### Supplied material:
__________________________________________________

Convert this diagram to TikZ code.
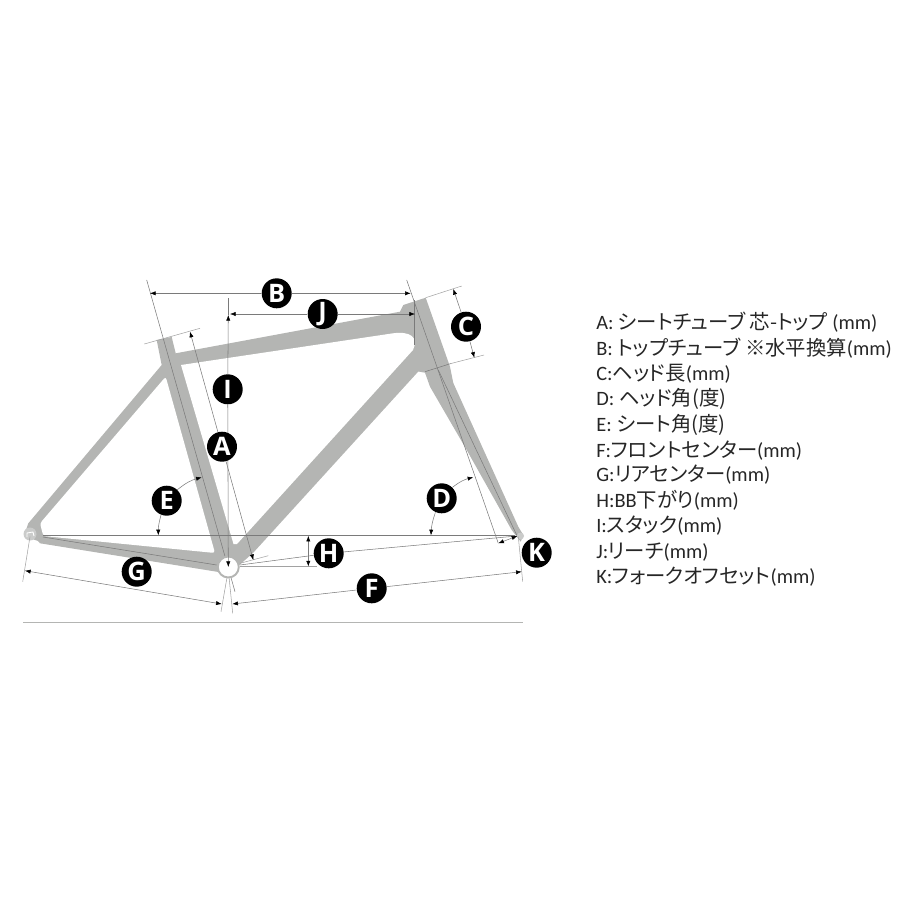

__________________________________________________

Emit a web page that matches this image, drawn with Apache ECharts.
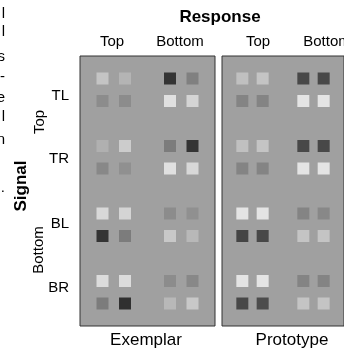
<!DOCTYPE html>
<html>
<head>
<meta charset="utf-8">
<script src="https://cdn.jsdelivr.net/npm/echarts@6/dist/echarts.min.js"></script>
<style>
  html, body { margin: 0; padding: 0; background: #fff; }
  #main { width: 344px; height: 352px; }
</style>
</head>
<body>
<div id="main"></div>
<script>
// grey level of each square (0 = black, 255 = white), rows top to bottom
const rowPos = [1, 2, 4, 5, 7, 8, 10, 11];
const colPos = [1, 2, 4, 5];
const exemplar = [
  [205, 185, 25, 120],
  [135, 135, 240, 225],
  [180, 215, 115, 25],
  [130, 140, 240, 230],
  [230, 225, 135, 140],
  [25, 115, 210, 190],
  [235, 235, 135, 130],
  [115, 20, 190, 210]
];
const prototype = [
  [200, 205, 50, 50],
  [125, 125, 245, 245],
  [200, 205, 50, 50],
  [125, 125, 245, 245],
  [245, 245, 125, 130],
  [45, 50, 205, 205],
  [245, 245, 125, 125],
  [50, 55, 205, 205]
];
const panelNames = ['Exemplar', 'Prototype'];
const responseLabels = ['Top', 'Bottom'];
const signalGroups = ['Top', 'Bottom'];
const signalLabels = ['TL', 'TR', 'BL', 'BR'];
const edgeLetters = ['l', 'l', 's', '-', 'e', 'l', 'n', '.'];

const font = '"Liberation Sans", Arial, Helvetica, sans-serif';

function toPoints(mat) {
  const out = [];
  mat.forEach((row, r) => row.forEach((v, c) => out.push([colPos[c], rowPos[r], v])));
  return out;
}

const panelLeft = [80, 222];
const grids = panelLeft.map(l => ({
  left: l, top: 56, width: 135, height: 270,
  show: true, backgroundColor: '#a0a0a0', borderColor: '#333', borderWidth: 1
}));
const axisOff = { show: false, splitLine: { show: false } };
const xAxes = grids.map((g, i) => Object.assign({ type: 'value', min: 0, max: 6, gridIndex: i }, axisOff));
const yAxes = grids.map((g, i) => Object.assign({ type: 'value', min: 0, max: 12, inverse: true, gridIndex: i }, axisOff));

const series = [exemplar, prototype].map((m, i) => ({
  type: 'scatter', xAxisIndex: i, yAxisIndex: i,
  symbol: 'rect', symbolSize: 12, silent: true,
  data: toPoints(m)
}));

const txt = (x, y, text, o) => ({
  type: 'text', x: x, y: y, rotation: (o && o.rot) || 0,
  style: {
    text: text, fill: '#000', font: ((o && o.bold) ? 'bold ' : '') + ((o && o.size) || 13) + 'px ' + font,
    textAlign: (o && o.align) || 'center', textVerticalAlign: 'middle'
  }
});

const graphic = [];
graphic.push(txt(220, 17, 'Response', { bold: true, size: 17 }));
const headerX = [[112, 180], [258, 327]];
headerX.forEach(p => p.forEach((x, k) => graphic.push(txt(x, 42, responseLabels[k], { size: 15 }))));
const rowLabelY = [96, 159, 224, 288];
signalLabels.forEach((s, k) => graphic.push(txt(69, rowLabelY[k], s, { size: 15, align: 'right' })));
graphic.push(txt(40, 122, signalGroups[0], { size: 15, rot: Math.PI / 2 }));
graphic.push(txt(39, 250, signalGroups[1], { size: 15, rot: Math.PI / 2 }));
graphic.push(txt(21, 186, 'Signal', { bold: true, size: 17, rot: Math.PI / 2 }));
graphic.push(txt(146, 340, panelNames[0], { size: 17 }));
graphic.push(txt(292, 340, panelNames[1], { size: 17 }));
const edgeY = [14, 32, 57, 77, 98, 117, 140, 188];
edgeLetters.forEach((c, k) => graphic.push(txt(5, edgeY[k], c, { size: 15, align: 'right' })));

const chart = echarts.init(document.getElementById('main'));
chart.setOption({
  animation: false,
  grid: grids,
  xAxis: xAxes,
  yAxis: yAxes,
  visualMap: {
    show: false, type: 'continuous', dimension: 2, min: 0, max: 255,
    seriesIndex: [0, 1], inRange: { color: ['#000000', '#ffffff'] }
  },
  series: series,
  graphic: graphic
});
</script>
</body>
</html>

__________________________________________________

### Aim of the exercise:
Reply with only the number of lines in the entries that contain the word "this".

### Expected answer:
2